An anthology of oral history interviews with significant South Carolina civil rights activists

Champions of Civil and Human Rights in South Carolina is a five-volume anthology spanning the decades from 1930 to 1980 with oral history interviews of key activists and leaders of the civil rights movement in South Carolina. Editor Marvin Ira Lare introduces more than one hundred civil rights leaders from South Carolina who tell their own stories in their own words to reveal and chronicle a massive revolution in American society in a deeply personal and gripping way. This ambitious project of the University of South Carolina's Institute for Public Service and Policy Research was funded in part by the South Carolina Bar Foundation, the Southern Bell Corporation, and South Carolina Humanities.

The five volumes serve as a collective memoir featuring original oral history interviews with significant figures in the civil rights movement of the Palmetto State, a survey of archived interviews, a variety of published and unpublished narratives, and illuminating black-and-white photographs. Every page opens doors to new historical evidence and to new insights regarding the people, places, and events of the civil and human rights struggle in South Carolina.

Volume 1, Dawn of the Movement Era, 1955-1967, begins with the landmark 1954 Supreme Court ruling on Brown v. Board of Education in which the Court declared unconstitutional state laws establishing racially segregated public schools. The ruling prompted strong reactions throughout the nation. In South Carolina white resistance prompted boycotts of merchants by the local NAACP and some of the earliest mass movement protests in the United States. This collection features oral histories from famous leaders U.S. Congressman James E. Clyburn, Septima Poinsette Clark, and I. DeQuincy Newman, as well as small-town citizens, pastors, and students, all sharing their experiences, motivations, hopes and fears, and how they see the struggle today.

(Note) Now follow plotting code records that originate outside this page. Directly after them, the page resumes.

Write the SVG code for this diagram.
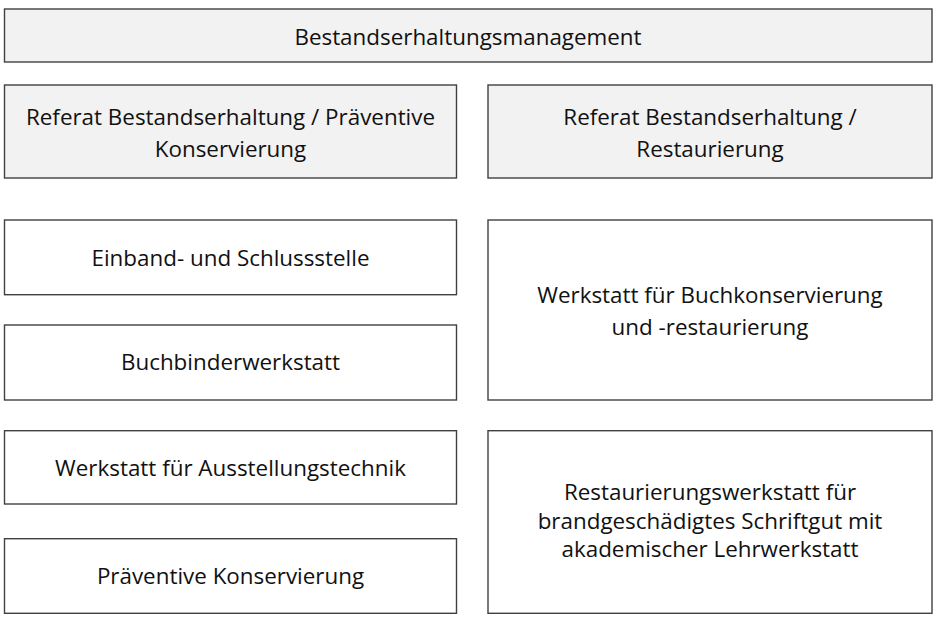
<svg xmlns="http://www.w3.org/2000/svg" width="936" height="622" viewBox="0 0 936 622">
<style>
.box{fill:#ffffff;stroke:#404040;stroke-width:1.4}
.grey{fill:#f2f2f2}
text{font-family:"Open Sans","Noto Sans","DejaVu Sans",sans-serif;font-size:22.4px;fill:#111111;text-anchor:middle}
</style>
<rect width="936" height="622" fill="#ffffff"/>
<g id="bestandserhaltungsmanagement">
<rect class="box grey" x="4.5" y="9" width="927.5" height="53"/>
<text x="468" y="45">Bestandserhaltungsmanagement</text>
</g>
<g id="referat-praeventive">
<rect class="box grey" x="4.5" y="85" width="452" height="93"/>
<text x="230.5" y="125">Referat Bestandserhaltung / Präventive</text>
<text x="230.5" y="157">Konservierung</text>
</g>
<g id="referat-restaurierung">
<rect class="box grey" x="488" y="85" width="444" height="93"/>
<text x="710" y="125">Referat Bestandserhaltung /</text>
<text x="710" y="157">Restaurierung</text>
</g>
<g id="einband">
<rect class="box" x="4.5" y="220" width="452" height="74.7"/>
<text x="230.5" y="266">Einband- und Schlussstelle</text>
</g>
<g id="buchbinderwerkstatt">
<rect class="box" x="4.5" y="325" width="452" height="75"/>
<text x="230.5" y="370">Buchbinderwerkstatt</text>
</g>
<g id="ausstellungstechnik">
<rect class="box" x="4.5" y="430.7" width="452" height="73.3"/>
<text x="230.5" y="476">Werkstatt für Ausstellungstechnik</text>
</g>
<g id="praeventive-konservierung">
<rect class="box" x="4.5" y="538.7" width="452" height="74.6"/>
<text x="230.5" y="584">Präventive Konservierung</text>
</g>
<g id="buchkonservierung">
<rect class="box" x="488" y="220" width="444" height="180"/>
<text x="710" y="302.5">Werkstatt für Buchkonservierung</text>
<text x="710" y="334.5">und -restaurierung</text>
</g>
<g id="restaurierungswerkstatt">
<rect class="box" x="488" y="430.7" width="444" height="182.6"/>
<text x="710" y="500">Restaurierungswerkstatt für</text>
<text x="710" y="528.5">brandgeschädigtes Schriftgut mit</text>
<text x="710" y="557">akademischer Lehrwerkstatt</text>
</g>
<g id="connectors"></g>
</svg>
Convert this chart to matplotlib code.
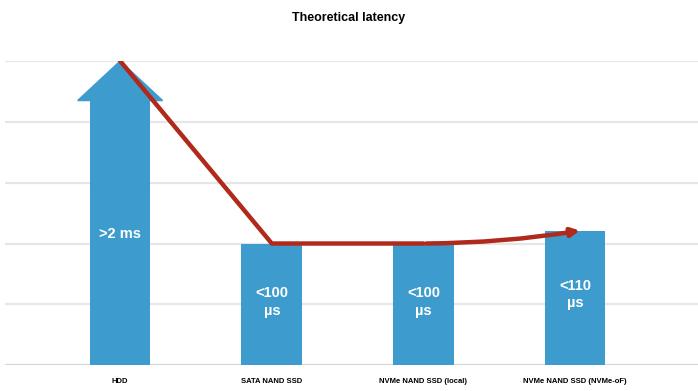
import matplotlib.pyplot as plt
from matplotlib.patches import Polygon

plt.rcParams['font.family'] = ['Liberation Sans', 'DejaVu Sans']

# latency per device class, in microseconds (HDD is off the scale, drawn as an arrow)
categories = ['HDD', 'SATA NAND SSD', 'NVMe NAND SSD (local)', 'NVMe NAND SSD (NVMe-oF)']
latency_us = [250, 100, 100, 110]
bar_labels = ['>2 ms', '<100\nµs', '<100\nµs', '<110\nµs']
grid_step = 50

blue = '#3d9ccd'
red = '#b0291b'

fig = plt.figure(figsize=(6.98, 3.91), dpi=100)
ax = fig.add_axes([0.007, 0.066, 0.993, 0.778])

x = list(range(len(categories)))
width = 0.4

# horizontal grid
for g in range(0, latency_us[0] + 1, grid_step):
    ax.axhline(g, color='#d6d6d6' if g == 0 else '#e6e6e6', lw=1.6, zorder=0)

# HDD: shaft + arrow head, the rest plain bars
head_base = latency_us[0] * 0.87
ax.bar(x[0], head_base, width=width, color=blue, zorder=2)
head = Polygon([(x[0] - 0.28, head_base), (x[0] + 0.28, head_base), (x[0], latency_us[0])],
               closed=True, color=blue, zorder=2)
ax.add_patch(head)
ax.bar(x[1:], latency_us[1:], width=width, color=blue, zorder=2)

# value labels inside the bars
label_y = [108, 52, 52, 58]
for xi, txt, ly in zip(x, bar_labels, label_y):
    ax.text(xi, ly, txt, ha='center', va='center', color='white',
            fontsize=10.5, fontweight='bold', linespacing=1.3, zorder=4)

# trend line over the bar tops
ax.plot(x[:3], latency_us[:3], color=red, lw=3.2, solid_capstyle='round', zorder=3)
ax.annotate('', xy=(x[3] + 0.05, latency_us[3] + 1), xytext=(x[2], latency_us[2]),
            arrowprops=dict(arrowstyle='-|>,head_length=0.5,head_width=0.25',
                            color=red, lw=3.2, connectionstyle='arc3,rad=0.04'),
            zorder=3)

ax.set_xlim(-0.76, 3.81)
ax.set_ylim(0, latency_us[0])
ax.set_xticks(x)
ax.set_xticklabels(categories, fontsize=5.5, fontweight='bold')
ax.tick_params(axis='x', length=0, pad=9)
ax.set_yticks([])
for s in ax.spines.values():
    s.set_visible(False)

fig.text(0.5, 0.953, 'Theoretical latency', ha='center', va='center',
         fontsize=9, fontweight='bold')

fig.savefig('out.png', dpi=100)
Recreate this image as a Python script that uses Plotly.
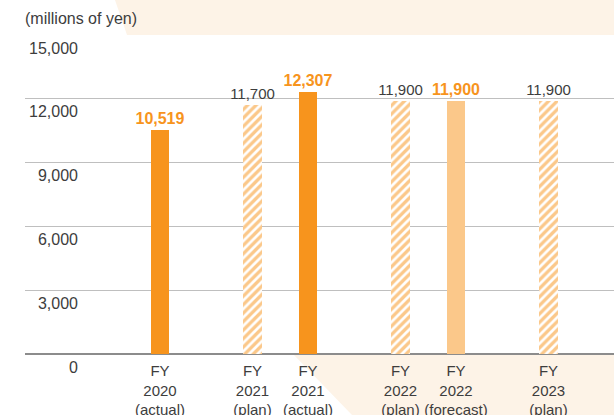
import plotly.graph_objects as go

# ---- data ----
categories = ["FY<br>2020<br>(actual)", "FY<br>2021<br>(plan)", "FY<br>2021<br>(actual)",
              "FY<br>2022<br>(plan)", "FY<br>2022<br>(forecast)", "FY<br>2023<br>(plan)"]
values = [10519, 11700, 12307, 11900, 11900, 11900]
kinds = ["actual", "plan", "actual", "plan", "forecast", "plan"]
y_ticks = [0, 3000, 6000, 9000, 12000, 15000]

# ---- layout helpers (positions / styles) ----
W, H = 614, 415
slots = [0, 5, 8, 13, 16, 21]          # horizontal slot of each bar on the x scale
ORANGE = "#F7941D"
LIGHT = "#FBC88A"
CREAM = "#FDF3E7"
TEXT = "#3d3d3d"
FONT = "Liberation Sans, Arial, sans-serif"

fig = go.Figure()

styles = {
    "actual": dict(marker=dict(color=ORANGE, line=dict(width=0)),
                   textfont=dict(color=ORANGE, size=16, family=FONT, weight="bold")),
    "forecast": dict(marker=dict(color=LIGHT, line=dict(width=0)),
                     textfont=dict(color=ORANGE, size=16, family=FONT, weight="bold")),
    "plan": dict(marker=dict(color=LIGHT, line=dict(width=0),
                             pattern=dict(shape="/", fgcolor="white", bgcolor=LIGHT,
                                          size=6, solidity=0.45, fillmode="replace")),
                 textfont=dict(color=TEXT, size=15, family=FONT)),
}

for kind in ["actual", "plan", "forecast"]:
    idx = [i for i, k in enumerate(kinds) if k == kind]
    fig.add_trace(go.Bar(
        x=[slots[i] for i in idx],
        y=[values[i] for i in idx],
        text=[f"{values[i]:,}" for i in idx],
        textposition="outside",
        constraintext="none",
        cliponaxis=False,
        width=1.02,
        hoverinfo="skip",
        showlegend=False,
        **styles[kind],
    ))

# background bands (decorative, outside the plot area)
top = 354 / 319
bot = -61 / 319
fig.add_shape(type="path", xref="paper", yref="paper", layer="below",
              path=f"M {115/W},{top} L 1.01,{top} L 1.01,1 L {127/W},1 Z",
              fillcolor=CREAM, line=dict(width=0))
fig.add_shape(type="path", xref="paper", yref="paper", layer="below",
              path=f"M {293/W},0 L 1.01,0 L 1.01,{bot} L {352/W},{bot} Z",
              fillcolor=CREAM, line=dict(width=0))

unit = 18.5
x0 = -(160 - 25) / unit
fig.update_layout(
    width=W, height=H,
    margin=dict(l=0, r=0, t=35, b=61, autoexpand=False),
    paper_bgcolor="white", plot_bgcolor="white",
    font=dict(family=FONT, color=TEXT, size=16),
    title=dict(text="(millions of yen)", x=25 / W, xanchor="left", xref="paper",
               y=1 - 18 / H, yanchor="middle",
               font=dict(size=16, color=TEXT, family=FONT)),
    bargap=0,
    xaxis=dict(domain=[25 / W, 1], range=[x0, x0 + 589 / unit],
               tickmode="array", tickvals=slots, ticktext=categories,
               showgrid=False, zeroline=False, showline=False, ticks="",
               ticklabelstandoff=6,
               tickfont=dict(size=15, color=TEXT, family=FONT),
               fixedrange=True),
    yaxis=dict(range=[0, 15000], tickmode="array", tickvals=y_ticks,
               tickformat=",d", showgrid=True, gridcolor="#bfbfbf", gridwidth=1.3,
               zeroline=True, zerolinecolor="#8c8c8c", zerolinewidth=2,
               showline=False, ticks="",
               ticklabelposition="outside", ticklabelstandoff=-54, ticklabelshift=13,
               tickfont=dict(size=16, color=TEXT, family=FONT),
               fixedrange=True),
)

fig.write_html("out.html", config={"displayModeBar": False},
               post_script="document.body.style.margin='0';document.body.style.padding='0';")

Marvin Ira Lare is a retired minister of the United Methodist Church and a veteran administrator of public service projects for the South Carolina Department of Social Services and Community Care, Inc., an interfaith community service organization. His early ministry in the inner city of Los Angeles led him to champion equity and justice issues. He specialized in community, human, and economic development, and participated in many civil rights demonstrations, including the Selma to Montgomery march, and he attended the funeral of Martin Luther King, Jr., in Atlanta.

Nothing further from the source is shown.